━━━━━ Data shown

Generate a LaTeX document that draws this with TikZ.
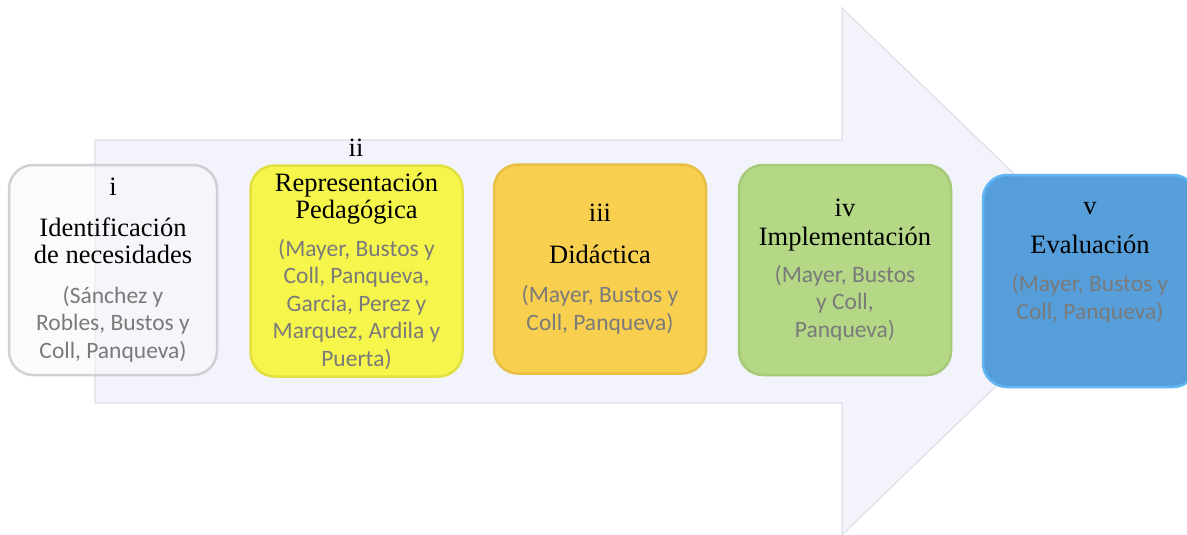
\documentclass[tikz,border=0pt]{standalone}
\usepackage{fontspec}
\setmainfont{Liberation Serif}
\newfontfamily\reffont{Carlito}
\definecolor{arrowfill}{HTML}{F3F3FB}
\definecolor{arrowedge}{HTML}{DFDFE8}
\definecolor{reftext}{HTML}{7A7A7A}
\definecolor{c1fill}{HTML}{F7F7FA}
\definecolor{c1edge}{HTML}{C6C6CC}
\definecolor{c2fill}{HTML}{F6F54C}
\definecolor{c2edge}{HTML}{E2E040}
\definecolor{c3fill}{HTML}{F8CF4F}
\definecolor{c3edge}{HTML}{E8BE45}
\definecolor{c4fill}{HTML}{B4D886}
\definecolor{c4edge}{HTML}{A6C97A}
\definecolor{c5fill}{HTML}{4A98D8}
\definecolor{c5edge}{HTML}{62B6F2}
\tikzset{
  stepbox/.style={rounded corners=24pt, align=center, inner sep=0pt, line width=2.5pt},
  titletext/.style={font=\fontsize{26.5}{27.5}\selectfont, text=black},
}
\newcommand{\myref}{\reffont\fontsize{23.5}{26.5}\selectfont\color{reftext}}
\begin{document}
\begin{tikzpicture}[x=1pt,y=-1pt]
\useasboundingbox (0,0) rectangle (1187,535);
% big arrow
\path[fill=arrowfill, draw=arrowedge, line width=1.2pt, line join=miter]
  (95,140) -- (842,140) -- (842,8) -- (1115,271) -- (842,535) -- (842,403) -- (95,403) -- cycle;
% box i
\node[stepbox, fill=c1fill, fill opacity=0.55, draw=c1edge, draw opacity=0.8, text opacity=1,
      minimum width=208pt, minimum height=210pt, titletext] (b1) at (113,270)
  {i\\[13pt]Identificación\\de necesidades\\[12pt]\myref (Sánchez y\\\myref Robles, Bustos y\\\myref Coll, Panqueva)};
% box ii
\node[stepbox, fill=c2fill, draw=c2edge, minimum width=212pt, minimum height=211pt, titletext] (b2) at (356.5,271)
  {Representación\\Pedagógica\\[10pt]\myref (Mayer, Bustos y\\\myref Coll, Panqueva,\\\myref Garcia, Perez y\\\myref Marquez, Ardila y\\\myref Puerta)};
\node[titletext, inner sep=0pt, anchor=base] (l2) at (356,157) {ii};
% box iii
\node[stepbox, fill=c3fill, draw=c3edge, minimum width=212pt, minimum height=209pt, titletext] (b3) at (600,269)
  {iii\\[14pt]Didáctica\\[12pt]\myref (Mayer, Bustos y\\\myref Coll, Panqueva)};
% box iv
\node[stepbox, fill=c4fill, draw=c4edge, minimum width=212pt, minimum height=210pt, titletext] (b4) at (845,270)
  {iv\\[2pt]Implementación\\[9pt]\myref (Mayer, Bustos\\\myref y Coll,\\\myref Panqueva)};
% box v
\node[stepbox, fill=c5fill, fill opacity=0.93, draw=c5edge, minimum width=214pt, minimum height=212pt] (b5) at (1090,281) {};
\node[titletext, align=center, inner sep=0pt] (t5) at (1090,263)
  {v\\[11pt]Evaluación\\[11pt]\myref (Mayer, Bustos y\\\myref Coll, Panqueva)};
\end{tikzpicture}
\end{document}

━━━━━━━━━━

What is needed: From the material above, copy everything exactly but the pictures.

Expected answer:
Generate a LaTeX document that draws this with TikZ.
\documentclass[tikz,border=0pt]{standalone}
\usepackage{fontspec}
\setmainfont{Liberation Serif}
\newfontfamily\reffont{Carlito}
\definecolor{arrowfill}{HTML}{F3F3FB}
\definecolor{arrowedge}{HTML}{DFDFE8}
\definecolor{reftext}{HTML}{7A7A7A}
\definecolor{c1fill}{HTML}{F7F7FA}
\definecolor{c1edge}{HTML}{C6C6CC}
\definecolor{c2fill}{HTML}{F6F54C}
\definecolor{c2edge}{HTML}{E2E040}
\definecolor{c3fill}{HTML}{F8CF4F}
\definecolor{c3edge}{HTML}{E8BE45}
\definecolor{c4fill}{HTML}{B4D886}
\definecolor{c4edge}{HTML}{A6C97A}
\definecolor{c5fill}{HTML}{4A98D8}
\definecolor{c5edge}{HTML}{62B6F2}
\tikzset{
  stepbox/.style={rounded corners=24pt, align=center, inner sep=0pt, line width=2.5pt},
  titletext/.style={font=\fontsize{26.5}{27.5}\selectfont, text=black},
}
\newcommand{\myref}{\reffont\fontsize{23.5}{26.5}\selectfont\color{reftext}}
\begin{document}
\begin{tikzpicture}[x=1pt,y=-1pt]
\useasboundingbox (0,0) rectangle (1187,535);
% big arrow
\path[fill=arrowfill, draw=arrowedge, line width=1.2pt, line join=miter]
  (95,140) -- (842,140) -- (842,8) -- (1115,271) -- (842,535) -- (842,403) -- (95,403) -- cycle;
% box i
\node[stepbox, fill=c1fill, fill opacity=0.55, draw=c1edge, draw opacity=0.8, text opacity=1,
      minimum width=208pt, minimum height=210pt, titletext] (b1) at (113,270)
  {i\\[13pt]Identificación\\de necesidades\\[12pt]\myref (Sánchez y\\\myref Robles, Bustos y\\\myref Coll, Panqueva)};
% box ii
\node[stepbox, fill=c2fill, draw=c2edge, minimum width=212pt, minimum height=211pt, titletext] (b2) at (356.5,271)
  {Representación\\Pedagógica\\[10pt]\myref (Mayer, Bustos y\\\myref Coll, Panqueva,\\\myref Garcia, Perez y\\\myref Marquez, Ardila y\\\myref Puerta)};
\node[titletext, inner sep=0pt, anchor=base] (l2) at (356,157) {ii};
% box iii
\node[stepbox, fill=c3fill, draw=c3edge, minimum width=212pt, minimum height=209pt, titletext] (b3) at (600,269)
  {iii\\[14pt]Didáctica\\[12pt]\myref (Mayer, Bustos y\\\myref Coll, Panqueva)};
% box iv
\node[stepbox, fill=c4fill, draw=c4edge, minimum width=212pt, minimum height=210pt, titletext] (b4) at (845,270)
  {iv\\[2pt]Implementación\\[9pt]\myref (Mayer, Bustos\\\myref y Coll,\\\myref Panqueva)};
% box v
\node[stepbox, fill=c5fill, fill opacity=0.93, draw=c5edge, minimum width=214pt, minimum height=212pt] (b5) at (1090,281) {};
\node[titletext, align=center, inner sep=0pt] (t5) at (1090,263)
  {v\\[11pt]Evaluación\\[11pt]\myref (Mayer, Bustos y\\\myref Coll, Panqueva)};
\end{tikzpicture}
\end{document}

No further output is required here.